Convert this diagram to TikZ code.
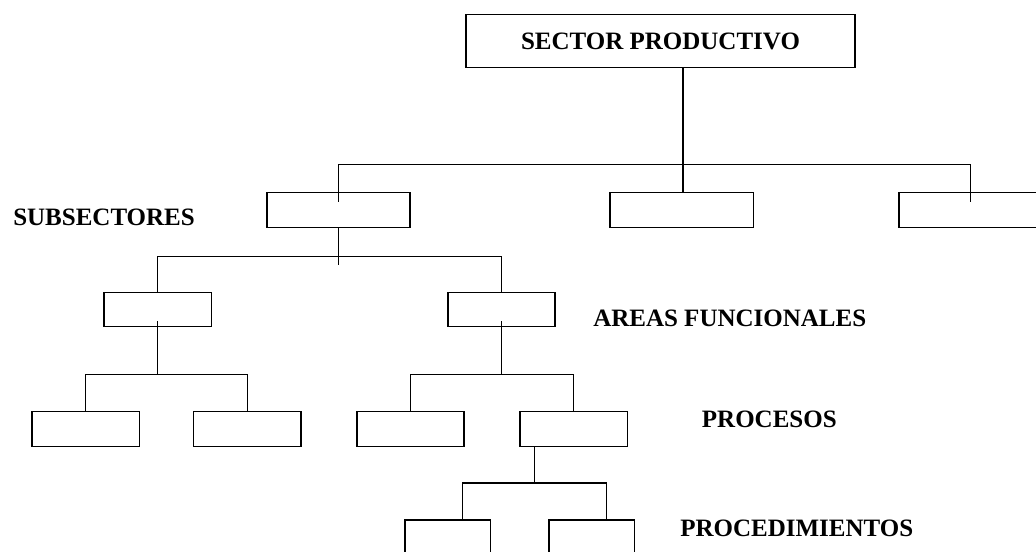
\documentclass[tikz,border=0pt]{standalone}
\usepackage{fontspec}
\setmainfont{Liberation Serif}
\begin{document}
\begin{tikzpicture}[x=0.75pt,y=-0.75pt,
  box/.style={draw, rectangle, inner sep=0pt, outer sep=0pt, line width=1.15pt},
  bigbox/.style={box, minimum width=291.75pt, minimum height=39.45pt,
    font=\bfseries\fontsize{18.75}{22}\selectfont},
  subbox/.style={box, minimum width=107.5pt, minimum height=26.4pt},
  areabox/.style={box, minimum width=80.6pt, minimum height=25.35pt},
  procbox/.style={box, minimum width=80.6pt, minimum height=26.25pt},
  stepbox/.style={box, minimum width=64.2pt, minimum height=26.25pt},
  lbl/.style={anchor=base west, inner sep=0pt, font=\bfseries\fontsize{18.75}{22}\selectfont},
  link/.style={line width=1.15pt, line cap=rect}]
\useasboundingbox (0,0) rectangle (1036,551);

% top level
\node[bigbox] (sector) at (660.5,41) {SECTOR PRODUCTIVO};

% subsectors
\node[subbox] (sub1) at (338.5,209.9) {};
\node[subbox] (sub2) at (681.85,209.9) {};
\node[subbox] (sub3) at (970.5,209.9) {};

% functional areas
\node[areabox] (area1) at (157.65,309.6) {};
\node[areabox] (area2) at (501.5,309.6) {};

% processes
\node[procbox] (p1) at (85.65,429.2) {};
\node[procbox] (p2) at (247.35,429.2) {};
\node[procbox] (p3) at (410.5,429.2) {};
\node[procbox] (p4) at (573.65,429.2) {};

% procedures
\node[stepbox] (q1) at (447.65,537.5) {};
\node[stepbox] (q2) at (591.85,537.5) {};

% level labels
\node[lbl] (lsub) at (13,225) {SUBSECTORES};
\node[lbl] (larea) at (593,326.7) {AREAS FUNCIONALES};
\node[lbl] (lproc) at (701.7,427.3) {PROCESOS};
\node[lbl] (lstep) at (680,536.7) {PROCEDIMIENTOS};

% branch points
\coordinate (b1) at (683,164.7);
\coordinate (b2) at (338.5,256.6);
\coordinate (b3) at (157.65,374.6);
\coordinate (b4) at (501.5,374.4);
\coordinate (b5) at (534.6,483);
\coordinate (d1) at (462.3,483);
\coordinate (d2) at (606.3,483);

% sector -> subsectors
\draw[link] (sector.south -| b1) -- (sub2.north -| b1);
\draw[link] ([yshift=-7pt]sub1.north) |- (b1) -| ([yshift=-7pt]sub3.north);

% subsector -> areas
\draw[link] (sub1.south) -- ([yshift=-27.6pt]sub1.south);
\draw[link] (area1.north) |- (b2) -| (area2.north);

% areas -> processes
\draw[link] ([yshift=3.6pt]area1.south) -- (b3);
\draw[link] (p1.north) |- (b3) -| (p2.north);
\draw[link] ([yshift=3.6pt]area2.south) -- (b4);
\draw[link] (p3.north) |- (b4) -| (p4.north);

% process -> procedures
\draw[link] (p4.south -| b5) -- (b5);
\draw[link] (q1.north -| d1) -- (d1) -- (d2) -- (q2.north -| d2);
\end{tikzpicture}
\end{document}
════
● **REQUEST**:
Give back every line exactly as it stands, pictures excluded.

● **FULL ANSWER**:
Convert this diagram to TikZ code.
\documentclass[tikz,border=0pt]{standalone}
\usepackage{fontspec}
\setmainfont{Liberation Serif}
\begin{document}
\begin{tikzpicture}[x=0.75pt,y=-0.75pt,
  box/.style={draw, rectangle, inner sep=0pt, outer sep=0pt, line width=1.15pt},
  bigbox/.style={box, minimum width=291.75pt, minimum height=39.45pt,
    font=\bfseries\fontsize{18.75}{22}\selectfont},
  subbox/.style={box, minimum width=107.5pt, minimum height=26.4pt},
  areabox/.style={box, minimum width=80.6pt, minimum height=25.35pt},
  procbox/.style={box, minimum width=80.6pt, minimum height=26.25pt},
  stepbox/.style={box, minimum width=64.2pt, minimum height=26.25pt},
  lbl/.style={anchor=base west, inner sep=0pt, font=\bfseries\fontsize{18.75}{22}\selectfont},
  link/.style={line width=1.15pt, line cap=rect}]
\useasboundingbox (0,0) rectangle (1036,551);

% top level
\node[bigbox] (sector) at (660.5,41) {SECTOR PRODUCTIVO};

% subsectors
\node[subbox] (sub1) at (338.5,209.9) {};
\node[subbox] (sub2) at (681.85,209.9) {};
\node[subbox] (sub3) at (970.5,209.9) {};

% functional areas
\node[areabox] (area1) at (157.65,309.6) {};
\node[areabox] (area2) at (501.5,309.6) {};

% processes
\node[procbox] (p1) at (85.65,429.2) {};
\node[procbox] (p2) at (247.35,429.2) {};
\node[procbox] (p3) at (410.5,429.2) {};
\node[procbox] (p4) at (573.65,429.2) {};

% procedures
\node[stepbox] (q1) at (447.65,537.5) {};
\node[stepbox] (q2) at (591.85,537.5) {};

% level labels
\node[lbl] (lsub) at (13,225) {SUBSECTORES};
\node[lbl] (larea) at (593,326.7) {AREAS FUNCIONALES};
\node[lbl] (lproc) at (701.7,427.3) {PROCESOS};
\node[lbl] (lstep) at (680,536.7) {PROCEDIMIENTOS};

% branch points
\coordinate (b1) at (683,164.7);
\coordinate (b2) at (338.5,256.6);
\coordinate (b3) at (157.65,374.6);
\coordinate (b4) at (501.5,374.4);
\coordinate (b5) at (534.6,483);
\coordinate (d1) at (462.3,483);
\coordinate (d2) at (606.3,483);

% sector -> subsectors
\draw[link] (sector.south -| b1) -- (sub2.north -| b1);
\draw[link] ([yshift=-7pt]sub1.north) |- (b1) -| ([yshift=-7pt]sub3.north);

% subsector -> areas
\draw[link] (sub1.south) -- ([yshift=-27.6pt]sub1.south);
\draw[link] (area1.north) |- (b2) -| (area2.north);

% areas -> processes
\draw[link] ([yshift=3.6pt]area1.south) -- (b3);
\draw[link] (p1.north) |- (b3) -| (p2.north);
\draw[link] ([yshift=3.6pt]area2.south) -- (b4);
\draw[link] (p3.north) |- (b4) -| (p4.north);

% process -> procedures
\draw[link] (p4.south -| b5) -- (b5);
\draw[link] (q1.north -| d1) -- (d1) -- (d2) -- (q2.north -| d2);
\end{tikzpicture}
\end{document}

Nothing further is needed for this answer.